**The task**:
Everything from the first line of the data through the line with "ys = alt.Scale(domain=y_domain, nice=False, zero=False)" is to be echoed exactly, minus the pictures.

**Information shown**:
========

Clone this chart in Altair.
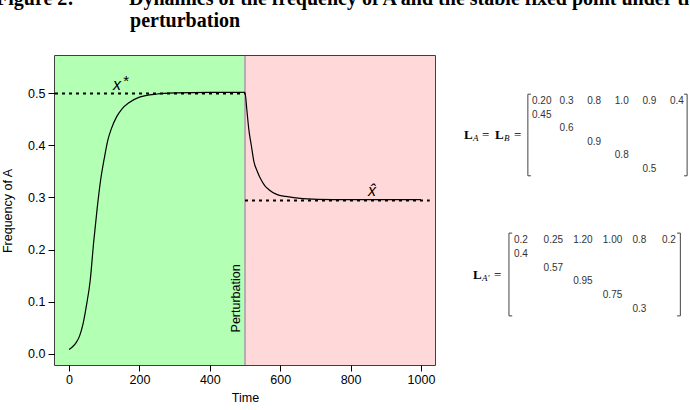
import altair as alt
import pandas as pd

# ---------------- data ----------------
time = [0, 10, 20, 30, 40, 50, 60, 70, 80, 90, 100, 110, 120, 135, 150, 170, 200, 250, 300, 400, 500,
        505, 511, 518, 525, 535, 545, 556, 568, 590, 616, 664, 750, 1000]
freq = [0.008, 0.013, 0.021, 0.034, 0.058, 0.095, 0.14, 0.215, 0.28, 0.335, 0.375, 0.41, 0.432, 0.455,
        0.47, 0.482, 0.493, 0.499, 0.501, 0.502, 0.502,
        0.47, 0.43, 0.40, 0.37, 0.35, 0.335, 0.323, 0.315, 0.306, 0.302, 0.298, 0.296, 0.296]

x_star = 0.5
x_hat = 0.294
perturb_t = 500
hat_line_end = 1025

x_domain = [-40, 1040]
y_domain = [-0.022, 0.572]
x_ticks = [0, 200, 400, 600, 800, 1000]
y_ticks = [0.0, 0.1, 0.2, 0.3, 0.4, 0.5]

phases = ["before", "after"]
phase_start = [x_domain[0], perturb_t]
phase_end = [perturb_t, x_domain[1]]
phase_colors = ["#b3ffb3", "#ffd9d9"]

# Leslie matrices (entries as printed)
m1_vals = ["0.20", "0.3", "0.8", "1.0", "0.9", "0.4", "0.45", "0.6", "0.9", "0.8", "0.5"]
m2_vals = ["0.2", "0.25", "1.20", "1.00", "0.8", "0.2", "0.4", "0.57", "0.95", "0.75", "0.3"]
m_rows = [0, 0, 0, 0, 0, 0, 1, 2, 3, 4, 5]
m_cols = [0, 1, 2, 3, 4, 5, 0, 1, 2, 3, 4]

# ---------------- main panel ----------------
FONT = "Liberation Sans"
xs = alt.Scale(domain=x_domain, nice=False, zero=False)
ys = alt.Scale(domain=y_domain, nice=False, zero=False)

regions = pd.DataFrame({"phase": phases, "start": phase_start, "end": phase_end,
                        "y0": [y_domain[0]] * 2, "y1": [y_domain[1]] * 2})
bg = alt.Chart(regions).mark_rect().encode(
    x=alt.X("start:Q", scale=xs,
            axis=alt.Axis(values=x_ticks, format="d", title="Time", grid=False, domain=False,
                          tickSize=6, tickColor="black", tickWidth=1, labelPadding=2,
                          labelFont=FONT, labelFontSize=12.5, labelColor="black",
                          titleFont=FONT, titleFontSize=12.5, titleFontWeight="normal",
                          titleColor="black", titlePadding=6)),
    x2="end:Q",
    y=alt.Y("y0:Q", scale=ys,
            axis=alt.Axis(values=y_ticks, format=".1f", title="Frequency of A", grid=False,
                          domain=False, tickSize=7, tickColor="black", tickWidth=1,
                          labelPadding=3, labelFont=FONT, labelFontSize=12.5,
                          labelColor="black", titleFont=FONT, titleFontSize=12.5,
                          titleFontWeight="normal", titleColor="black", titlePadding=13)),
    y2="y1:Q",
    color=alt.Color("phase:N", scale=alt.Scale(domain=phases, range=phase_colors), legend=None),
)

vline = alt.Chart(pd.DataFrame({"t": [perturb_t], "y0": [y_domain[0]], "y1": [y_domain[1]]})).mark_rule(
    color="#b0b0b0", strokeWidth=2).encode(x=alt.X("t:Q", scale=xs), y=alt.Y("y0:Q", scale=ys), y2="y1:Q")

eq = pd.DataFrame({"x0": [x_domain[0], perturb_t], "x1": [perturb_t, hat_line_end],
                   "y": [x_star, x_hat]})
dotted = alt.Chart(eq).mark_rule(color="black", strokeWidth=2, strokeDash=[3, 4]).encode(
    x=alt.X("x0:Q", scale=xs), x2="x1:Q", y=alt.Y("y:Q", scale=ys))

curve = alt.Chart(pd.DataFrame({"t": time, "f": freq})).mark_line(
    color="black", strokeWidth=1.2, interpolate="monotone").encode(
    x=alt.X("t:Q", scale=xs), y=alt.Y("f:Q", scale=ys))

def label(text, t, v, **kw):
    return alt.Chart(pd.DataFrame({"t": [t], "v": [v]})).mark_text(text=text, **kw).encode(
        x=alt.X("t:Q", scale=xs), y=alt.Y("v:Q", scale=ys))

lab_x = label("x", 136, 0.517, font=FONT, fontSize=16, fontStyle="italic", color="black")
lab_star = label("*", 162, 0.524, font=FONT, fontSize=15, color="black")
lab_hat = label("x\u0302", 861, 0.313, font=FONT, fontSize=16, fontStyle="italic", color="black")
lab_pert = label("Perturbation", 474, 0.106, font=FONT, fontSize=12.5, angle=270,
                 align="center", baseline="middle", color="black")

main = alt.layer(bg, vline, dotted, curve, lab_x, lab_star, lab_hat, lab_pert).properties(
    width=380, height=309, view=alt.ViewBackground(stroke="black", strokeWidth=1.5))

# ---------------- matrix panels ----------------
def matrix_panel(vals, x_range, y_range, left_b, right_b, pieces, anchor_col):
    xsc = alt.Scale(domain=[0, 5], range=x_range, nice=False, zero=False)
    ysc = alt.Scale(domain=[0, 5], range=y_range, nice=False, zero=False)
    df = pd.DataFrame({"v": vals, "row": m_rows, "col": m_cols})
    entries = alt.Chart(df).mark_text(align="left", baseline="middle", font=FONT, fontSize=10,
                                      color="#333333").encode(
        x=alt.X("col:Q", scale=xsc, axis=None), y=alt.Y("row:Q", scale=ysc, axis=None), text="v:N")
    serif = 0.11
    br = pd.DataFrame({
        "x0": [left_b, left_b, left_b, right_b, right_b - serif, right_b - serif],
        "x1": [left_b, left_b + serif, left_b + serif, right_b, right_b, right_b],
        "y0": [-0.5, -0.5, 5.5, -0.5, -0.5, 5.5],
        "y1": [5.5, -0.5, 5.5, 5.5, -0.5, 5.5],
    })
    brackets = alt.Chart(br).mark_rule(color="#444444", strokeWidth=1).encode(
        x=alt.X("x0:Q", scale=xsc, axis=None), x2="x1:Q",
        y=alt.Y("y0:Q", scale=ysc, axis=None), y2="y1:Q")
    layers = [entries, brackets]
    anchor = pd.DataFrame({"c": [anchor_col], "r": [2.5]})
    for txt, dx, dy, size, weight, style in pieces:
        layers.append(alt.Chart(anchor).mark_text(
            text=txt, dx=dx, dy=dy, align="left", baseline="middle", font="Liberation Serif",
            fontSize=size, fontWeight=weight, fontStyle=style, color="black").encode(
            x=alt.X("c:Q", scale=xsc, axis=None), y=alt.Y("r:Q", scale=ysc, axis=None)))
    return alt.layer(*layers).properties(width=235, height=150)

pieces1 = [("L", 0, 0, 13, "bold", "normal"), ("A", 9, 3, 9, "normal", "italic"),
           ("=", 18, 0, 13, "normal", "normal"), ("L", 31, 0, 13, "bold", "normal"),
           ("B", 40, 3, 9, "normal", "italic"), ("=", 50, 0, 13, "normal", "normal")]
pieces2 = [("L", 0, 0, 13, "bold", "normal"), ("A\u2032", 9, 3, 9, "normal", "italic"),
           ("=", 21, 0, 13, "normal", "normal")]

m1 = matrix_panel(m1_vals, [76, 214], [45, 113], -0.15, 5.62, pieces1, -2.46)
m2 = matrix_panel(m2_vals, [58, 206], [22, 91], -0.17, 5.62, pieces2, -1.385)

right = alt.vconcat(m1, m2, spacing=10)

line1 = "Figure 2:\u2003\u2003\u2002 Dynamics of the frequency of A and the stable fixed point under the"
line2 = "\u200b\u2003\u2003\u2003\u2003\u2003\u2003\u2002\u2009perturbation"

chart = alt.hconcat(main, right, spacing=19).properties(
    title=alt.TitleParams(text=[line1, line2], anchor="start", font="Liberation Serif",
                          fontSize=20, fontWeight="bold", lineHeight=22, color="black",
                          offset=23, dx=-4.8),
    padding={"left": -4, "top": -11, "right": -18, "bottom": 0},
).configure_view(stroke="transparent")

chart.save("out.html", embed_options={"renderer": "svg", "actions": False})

========

**Solved exercise**:
Clone this chart in Altair.
import altair as alt
import pandas as pd

# ---------------- data ----------------
time = [0, 10, 20, 30, 40, 50, 60, 70, 80, 90, 100, 110, 120, 135, 150, 170, 200, 250, 300, 400, 500,
        505, 511, 518, 525, 535, 545, 556, 568, 590, 616, 664, 750, 1000]
freq = [0.008, 0.013, 0.021, 0.034, 0.058, 0.095, 0.14, 0.215, 0.28, 0.335, 0.375, 0.41, 0.432, 0.455,
        0.47, 0.482, 0.493, 0.499, 0.501, 0.502, 0.502,
        0.47, 0.43, 0.40, 0.37, 0.35, 0.335, 0.323, 0.315, 0.306, 0.302, 0.298, 0.296, 0.296]

x_star = 0.5
x_hat = 0.294
perturb_t = 500
hat_line_end = 1025

x_domain = [-40, 1040]
y_domain = [-0.022, 0.572]
x_ticks = [0, 200, 400, 600, 800, 1000]
y_ticks = [0.0, 0.1, 0.2, 0.3, 0.4, 0.5]

phases = ["before", "after"]
phase_start = [x_domain[0], perturb_t]
phase_end = [perturb_t, x_domain[1]]
phase_colors = ["#b3ffb3", "#ffd9d9"]

# Leslie matrices (entries as printed)
m1_vals = ["0.20", "0.3", "0.8", "1.0", "0.9", "0.4", "0.45", "0.6", "0.9", "0.8", "0.5"]
m2_vals = ["0.2", "0.25", "1.20", "1.00", "0.8", "0.2", "0.4", "0.57", "0.95", "0.75", "0.3"]
m_rows = [0, 0, 0, 0, 0, 0, 1, 2, 3, 4, 5]
m_cols = [0, 1, 2, 3, 4, 5, 0, 1, 2, 3, 4]

# ---------------- main panel ----------------
FONT = "Liberation Sans"
xs = alt.Scale(domain=x_domain, nice=False, zero=False)
ys = alt.Scale(domain=y_domain, nice=False, zero=False)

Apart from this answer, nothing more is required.